Bil’s rating (out of 5): BBB.
USA/United Kingdom, 2002. Focus Features, Warner Bros., Baltimore Spring Creek Productions, Contagious Films, USA Films. Screenplay by David Henry Hwang, Laura Jones, Neil LaBute, based on the novel by A.S. Byatt. Cinematography by Jean-Yves Escoffier. Produced by Barry Levinson, Paula Weinstein. Music by Gabriel Yared. Production Design by Luciana Arrighi. Costume Design by Jenny Beaven. Film Editing by Claire Simpson.

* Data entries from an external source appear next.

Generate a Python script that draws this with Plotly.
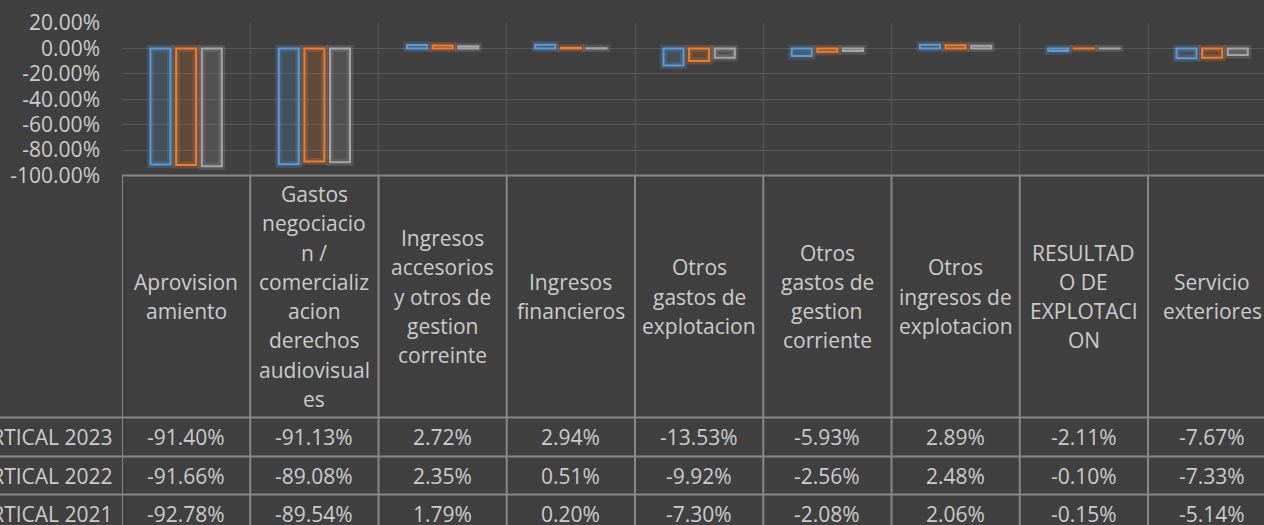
import plotly.graph_objects as go

# datos
categorias = ["Aprovisionamiento", "Gastos negociacion / comercializacion derechos audiovisuales",
              "Ingresos accesorios y otros de gestion correinte", "Ingresos financieros",
              "Otros gastos de explotacion", "Otros gastos de gestion corriente",
              "Otros ingresos de explotacion", "RESULTADO DE EXPLOTACION", "Servicio exteriores"]
etiquetas = ["Aprovision<br>amiento",
             "Gastos<br>negociacio<br>n /<br>comercializ<br>acion<br>derechos<br>audiovisual<br>es",
             "Ingresos<br>accesorios<br>y otros de<br>gestion<br>correinte",
             "Ingresos<br>financieros",
             "Otros<br>gastos de<br>explotacion",
             "Otros<br>gastos de<br>gestion<br>corriente",
             "Otros<br>ingresos de<br>explotacion",
             "RESULTAD<br>O DE<br>EXPLOTACI<br>ON",
             "Servicio<br>exteriores"]
series = ["VERTICAL 2023", "VERTICAL 2022", "VERTICAL 2021"]
v2023 = [-0.9140, -0.9113, 0.0272, 0.0294, -0.1353, -0.0593, 0.0289, -0.0211, -0.0767]
v2022 = [-0.9166, -0.8908, 0.0235, 0.0051, -0.0992, -0.0256, 0.0248, -0.0010, -0.0733]
v2021 = [-0.9278, -0.8954, 0.0179, 0.0020, -0.0730, -0.0208, 0.0206, -0.0015, -0.0514]
valores = [v2023, v2022, v2021]
ticks_y = [0.2, 0.0, -0.2, -0.4, -0.6, -0.8, -1.0]
colores = [(91, 155, 213), (237, 125, 49), (165, 165, 165)]

W, H = 1264, 525
L, T = 122, 23
TOP_TABLA = 175.5
FILAS_Y = [417.5, 456.5, 494.5, 532.5]
ANCHO_CAT = 128.25
FUENTE = "Open Sans"
TAM = 21
TXT = "#cccccc"
LINEA = "#878787"
BG = "#404040"


def py(ypx):
    return (H - ypx) / (H - T)


def px(xpx):
    return (xpx - L) / (W - L)


def pct(v):
    return ("%.2f%%" % (v * 100)).replace("-0.00", "0.00")


fig = go.Figure()

# brillo (glow) debajo de cada barra
for nombre, vals, c in zip(series, valores, colores):
    fig.add_trace(go.Bar(x=categorias, y=vals, offsetgroup=nombre, showlegend=False, hoverinfo="skip",
                         marker=dict(color="rgba(%d,%d,%d,0.10)" % c,
                                     line=dict(color="rgba(%d,%d,%d,0.22)" % c, width=7))))
for nombre, vals, c in zip(series, valores, colores):
    fig.add_trace(go.Bar(x=categorias, y=vals, name=nombre, offsetgroup=nombre, showlegend=False,
                         marker=dict(color="rgba(%d,%d,%d,0.08)" % c,
                                     line=dict(color="rgb(%d,%d,%d)" % c, width=2))))

fig.update_layout(
    width=W, height=H, barmode="group", bargap=0.4, bargroupgap=0.22,
    paper_bgcolor=BG, plot_bgcolor=BG,
    margin=dict(l=L, r=0, t=T, b=0, autoexpand=False),
    font=dict(family=FUENTE, size=TAM, color=TXT),
    xaxis=dict(type="category", range=[-0.5, -0.5 + (W - L) / ANCHO_CAT], tickson="boundaries",
               showgrid=True, gridcolor="#595959", gridwidth=1, showticklabels=False, ticks="",
               showline=False, zeroline=False),
    yaxis=dict(domain=[py(TOP_TABLA), 1], range=[-1.0, 0.2],
               tickvals=ticks_y, ticktext=[pct(t) for t in ticks_y],
               showgrid=True, gridcolor="#595959", gridwidth=1, zeroline=True, zerolinecolor="#595959",
               zerolinewidth=1, ticks="", ticklabelstandoff=21, showline=False,
               tickfont=dict(family=FUENTE, size=TAM, color=TXT)),
)

# tabla de datos
shapes = []
shapes.append(dict(type="line", xref="paper", yref="paper", x0=0, x1=1,
                   y0=py(TOP_TABLA), y1=py(TOP_TABLA), line=dict(color=LINEA, width=2)))
for yl in FILAS_Y[:3]:
    shapes.append(dict(type="line", xref="paper", yref="paper", x0=px(0), x1=1,
                       y0=py(yl), y1=py(yl), line=dict(color=LINEA, width=2)))
for i in range(len(categorias)):
    shapes.append(dict(type="line", xref="x", yref="paper", x0=i - 0.5, x1=i - 0.5,
                       y0=py(TOP_TABLA), y1=0, line=dict(color=LINEA, width=2)))
fig.update_layout(shapes=shapes)

anots = []
paso = 29.3
centro = (TOP_TABLA + FILAS_Y[0]) / 2
for i, et in enumerate(etiquetas):
    lineas = et.split("<br>")
    n = len(lineas)
    for k, ln in enumerate(lineas):
        yc = centro + (k - (n - 1) / 2) * paso
        anots.append(dict(x=i, y=py(yc), xref="x", yref="paper", text=ln, showarrow=False,
                          xanchor="center", yanchor="middle", font=dict(size=TAM, color=TXT)))
for r, (nombre, vals) in enumerate(zip(series, valores)):
    yc = (FILAS_Y[r] + FILAS_Y[r + 1]) / 2
    anots.append(dict(x=px(115), y=py(yc), xref="paper", yref="paper", text=nombre, showarrow=False,
                      xanchor="right", yanchor="middle", font=dict(size=TAM, color=TXT)))
    for i, v in enumerate(vals):
        anots.append(dict(x=i, y=py(yc), xref="x", yref="paper", text=pct(v),
                          showarrow=False, xanchor="center", yanchor="middle",
                          font=dict(size=TAM, color=TXT)))
fig.update_layout(annotations=anots)

fig.write_html("out.html", config={"displayModeBar": False},
               post_script="document.body.style.margin='0';")
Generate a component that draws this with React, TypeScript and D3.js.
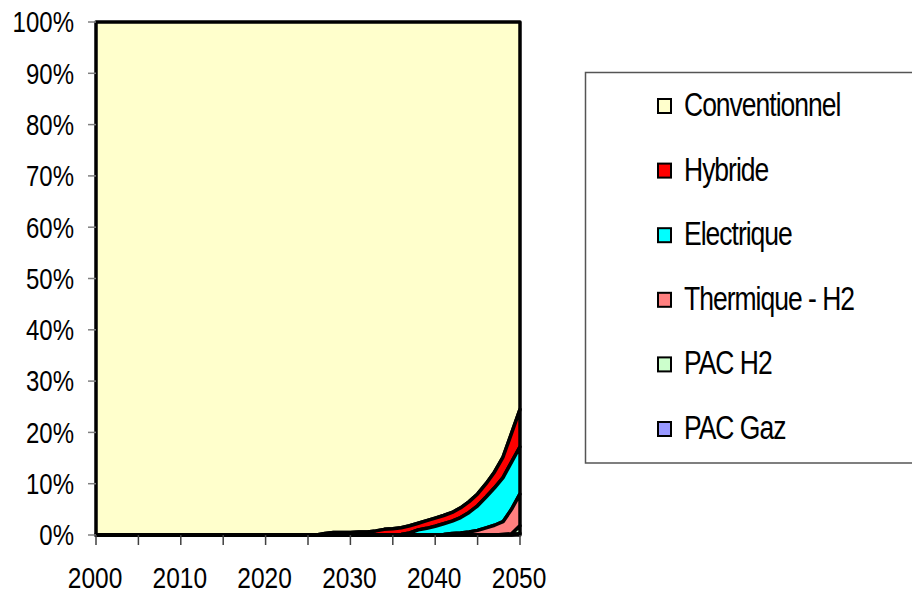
import React from "react";
import * as d3 from "d3";

// Years covered by the projection (one point per year)
const years: number[] = d3.range(2000, 2051);

// Share of the fleet by technology, in %, one value per year 2000..2050
const pacGaz: number[] = [
  0, 0, 0, 0, 0, 0, 0, 0, 0, 0,
  0, 0, 0, 0, 0, 0, 0, 0, 0, 0,
  0, 0, 0, 0, 0, 0, 0, 0, 0, 0,
  0, 0, 0, 0, 0, 0, 0, 0, 0, 0,
  0, 0, 0, 0, 0, 0, 0, 0, 0, 0,
  0.3,
];
const pacH2: number[] = [
  0, 0, 0, 0, 0, 0, 0, 0, 0, 0,
  0, 0, 0, 0, 0, 0, 0, 0, 0, 0,
  0, 0, 0, 0, 0, 0, 0, 0, 0, 0,
  0, 0, 0, 0, 0, 0, 0, 0, 0, 0,
  0, 0, 0, 0, 0, 0, 0, 0, 0.1, 0.2,
  1.5,
];
const thermiqueH2: number[] = [
  0, 0, 0, 0, 0, 0, 0, 0, 0, 0,
  0, 0, 0, 0, 0, 0, 0, 0, 0, 0,
  0, 0, 0, 0, 0, 0, 0, 0, 0, 0,
  0, 0, 0, 0, 0, 0, 0, 0, 0, 0,
  0, 0.1, 0.3, 0.4, 0.6, 0.9, 1.4, 1.9, 2.5, 4.8,
  6.2,
];
const electrique: number[] = [
  0, 0, 0, 0, 0, 0, 0, 0, 0, 0,
  0, 0, 0, 0, 0, 0, 0, 0, 0, 0,
  0, 0, 0, 0, 0, 0, 0, 0, 0, 0,
  0, 0, 0, 0, 0, 0, 0.1, 0.4, 1.0, 1.3,
  1.7, 2.1, 2.4, 3.0, 3.8, 4.8, 6.0, 7.3, 8.6, 9.2,
  9.2,
];
const hybride: number[] = [
  0, 0, 0, 0, 0, 0, 0, 0, 0, 0,
  0, 0, 0, 0, 0, 0, 0, 0, 0, 0,
  0, 0, 0, 0, 0, 0, 0, 0.3, 0.5, 0.5,
  0.5, 0.6, 0.6, 0.8, 1.1, 1.2, 1.3, 1.4, 1.3, 1.5,
  1.6, 1.6, 1.7, 1.9, 2.1, 2.3, 2.6, 3.1, 4.0, 5.6,
  7.3,
];
const conventionnel: number[] = [
  100, 100, 100, 100, 100, 100, 100, 100, 100, 100,
  100, 100, 100, 100, 100, 100, 100, 100, 100, 100,
  100, 100, 100, 100, 100, 100, 100, 99.7, 99.5, 99.5,
  99.5, 99.4, 99.4, 99.2, 98.9, 98.8, 98.6, 98.2, 97.7, 97.2,
  96.7, 96.2, 95.6, 94.7, 93.5, 92.0, 90.0, 87.7, 84.8, 80.2,
  75.5,
];

// Legend order (top to bottom) and stacking order (bottom to top)
const legendKeys: string[] = [
  "Conventionnel",
  "Hybride",
  "Electrique",
  "Thermique - H2",
  "PAC H2",
  "PAC Gaz",
];
const stackKeys: string[] = [
  "PAC Gaz",
  "PAC H2",
  "Thermique - H2",
  "Electrique",
  "Hybride",
  "Conventionnel",
];
const seriesValues: Record<string, number[]> = {
  "PAC Gaz": pacGaz,
  "PAC H2": pacH2,
  "Thermique - H2": thermiqueH2,
  Electrique: electrique,
  Hybride: hybride,
  Conventionnel: conventionnel,
};
const colors: Record<string, string> = {
  Conventionnel: "#FFFFCC",
  Hybride: "#FF0000",
  Electrique: "#00FFFF",
  "Thermique - H2": "#FF8080",
  "PAC H2": "#CCFFCC",
  "PAC Gaz": "#9999FF",
};

const yTicks: number[] = [0, 10, 20, 30, 40, 50, 60, 70, 80, 90, 100];
const xTickYears: number[] = [2000, 2005, 2010, 2015, 2020, 2025, 2030, 2035, 2040, 2045, 2050];
const xLabelYears: number[] = [2000, 2010, 2020, 2030, 2040, 2050];

const W = 912;
const H = 596;
const plot = { left: 96, right: 520, top: 22, bottom: 535 };
const FONT = "'Liberation Sans', Arial, sans-serif";

export default function App() {
  const x = d3.scaleLinear().domain([2000, 2050]).range([plot.left, plot.right]);
  const y = d3.scaleLinear().domain([0, 100]).range([plot.bottom, plot.top]);

  const table = years.map((yr, i) => {
    const row: Record<string, number> = { year: yr };
    stackKeys.forEach((k) => (row[k] = seriesValues[k][i]));
    return row;
  });
  const stacked = d3.stack<Record<string, number>>().keys(stackKeys)(table);

  const area = d3
    .area<d3.SeriesPoint<Record<string, number>>>()
    .x((d) => x(d.data.year))
    .y0((d) => y(d[0]))
    .y1((d) => y(d[1]));

  const legendX = 658;
  const legendY0 = 106;
  const legendStep = 64.6;

  return (
    <svg
      width={W}
      height={H}
      viewBox={`0 0 ${W} ${H}`}
      style={{ position: "absolute", left: 0, top: 0, background: "#fff" }}
      fontFamily={FONT}
    >
      {/* stacked areas, top series first so lower outlines stay visible */}
      {[...stacked].reverse().map((s) => (
        <path
          key={s.key}
          d={area(s) ?? ""}
          fill={colors[s.key]}
          stroke="#000"
          strokeWidth={3.5}
          strokeLinejoin="round"
        />
      ))}

      {/* y axis ticks and labels */}
      {yTicks.map((t) => (
        <g key={t}>
          <line x1={88} x2={plot.left} y1={y(t)} y2={y(t)} stroke="#808080" strokeWidth={1.5} />
          <g transform={`translate(74,${y(t)}) scale(1,1.2)`}>
            <text textAnchor="end" dy="0.36em" fontSize={24} fill="#000">
              {t}%
            </text>
          </g>
        </g>
      ))}

      {/* x axis ticks and labels */}
      {xTickYears.map((t) => (
        <line key={t} x1={x(t)} x2={x(t)} y1={plot.bottom} y2={545} stroke="#404040" strokeWidth={1.5} />
      ))}
      {xLabelYears.map((t) => (
        <g key={t} transform={`translate(${x(t) - 1},578) scale(1,1.18)`}>
          <text textAnchor="middle" dy="0.36em" fontSize={24.5} fill="#000">
            {t}
          </text>
        </g>
      ))}

      {/* legend */}
      <rect x={585.5} y={72.5} width={340} height={390.5} fill="#fff" stroke="#555" strokeWidth={1.5} />
      {legendKeys.map((k, i) => {
        const cy = legendY0 + i * legendStep;
        return (
          <g key={k}>
            <rect x={legendX} y={cy - 7} width={13} height={14} fill={colors[k]} stroke="#000" strokeWidth={2} />
            <g transform={`translate(684,${cy - 2}) scale(1,1.25)`}>
              <text dy="0.36em" fontSize={26.5} letterSpacing={-1} fill="#000">
                {k}
              </text>
            </g>
          </g>
        );
      })}
    </svg>
  );
}
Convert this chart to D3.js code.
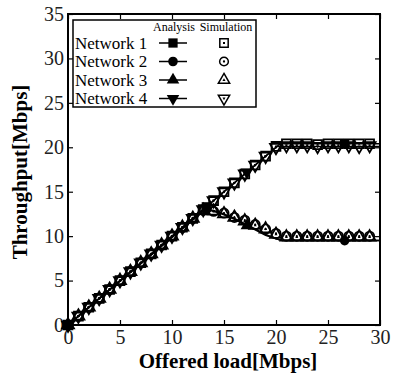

A.S. Byatt’s richly romantic novel has been adapted to the big screen with partially successful results. An American research assistant (Aaron Eckhart) comes across evidence that the 19th-century poet he is studying (Jeremy Northam) could have possibly had a romance with a contemporary colleague (Jennifer Ehle). He teams up with the descendant of the female poet (Gwyneth Paltrow) to search a countryside of giant manors and hidden diaries to discover more information about this possible breakthrough in literary history, something made difficult by their having ambitious professors and grave-robbing museum curators hot on their trail. Paltrow and Eckhardt’s work together is excellent, and the muted romance that they develop while going through her work is sumptuous and satisfying. Unfortunately, the scenes involving Northam and Ehle aren’t quite as impressive, riddled with their lack of chemistry and somewhat shallow writing, leaving the film with an uncomfortable balance between the two storylines. Considering the fascinating journey that the two modern-day heroes go on, the film deserves to burn with a lot more passion than it does, but unfortunately it’s a pretty cold fish in comparison to a similar, more complex film like The French Lieutenant’s Woman (which doesn’t even have as good a story to start with).